3.Fun Basic. It’s important to still feel great, so pick a fun basic. It might be black, hot red, navy blue or polka dots but this one should be comfortable and pretty. It is possible! Colours can be substituted for black in your wardrobe, and it will give you an option when your lighter bra is in the wash. Try not to wear beige or light pink under black or dark clothing as the dyes will wear off. Wear your fun basic instead.
Finally I’ve included Chantelle’s “Rive Gauche” in a lovely plum tone – this is a lined balconette style. In a balconette style the strap appears more like a demi cup – more like it will lay to the edges of the shoulders but in fact is more centrally located on the bra. This style is a fun basic. It’s pretty, but it’s also seamless and works well under anything that is opaque or darker in hue. It’s a comfortable, supportive, every day bra, that also looks great…all on its own!
This is a basic bra wardrobe. Other options include strapless/multiway, plunge for under low cut tops, push up (for Friday nights when the kid is at the sitters), white for under light colours that are opaque, funky patterns, wireless, nighttime….but these three will get you through just about any situation.
Care: I know it is hectic with baby around, but try to handwash your bra in cold water and hang to dry, every time you wear it. Sweat breaks down elastic so wash after each wear, or two wears at most. If you must put it in the washer, place inside a lingerie bag with the clasps done up and wash delicate in cold water. Whatever you do, don’t put it in the dryer. This is instant death for elastic and bras. Tip: Coming from the gym? Wear your sports bra into the shower, rinse with soapy water, hang to dry. Presto!
Use a mild soap like Soak Wash, Woolite or even Shampoo or Dove but do NOT use Tide or another heavy detergent. Be sure to rinse well.

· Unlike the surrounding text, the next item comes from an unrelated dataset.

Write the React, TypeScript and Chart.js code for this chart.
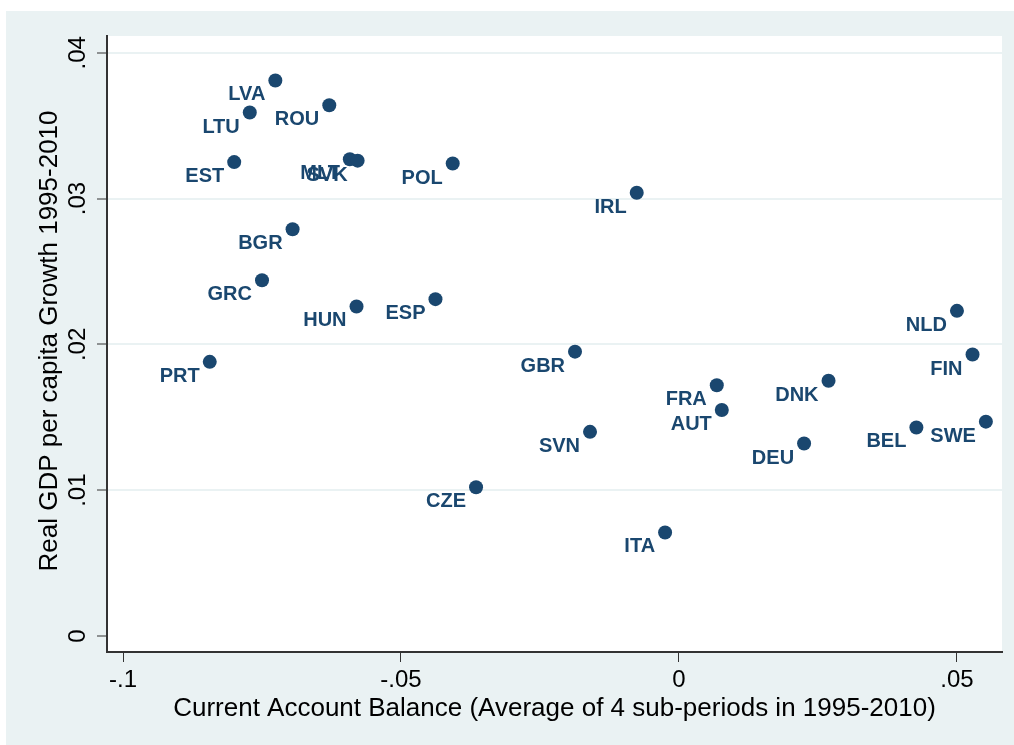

We love Jacquie. Quick as a flash, she had also cleared up why I was having so many issues with my own bras- I was wearing the wrong size to begin with so it was impossible to fit ‘back into’ something I never fit into in the first place. Now I’m snug and much happier in my 32 C, and strangely, feeling even more buxom than Christina Hendricks. Moms, take this expert’s advice to heart and you’ll see in no time that the cup is way more than half full.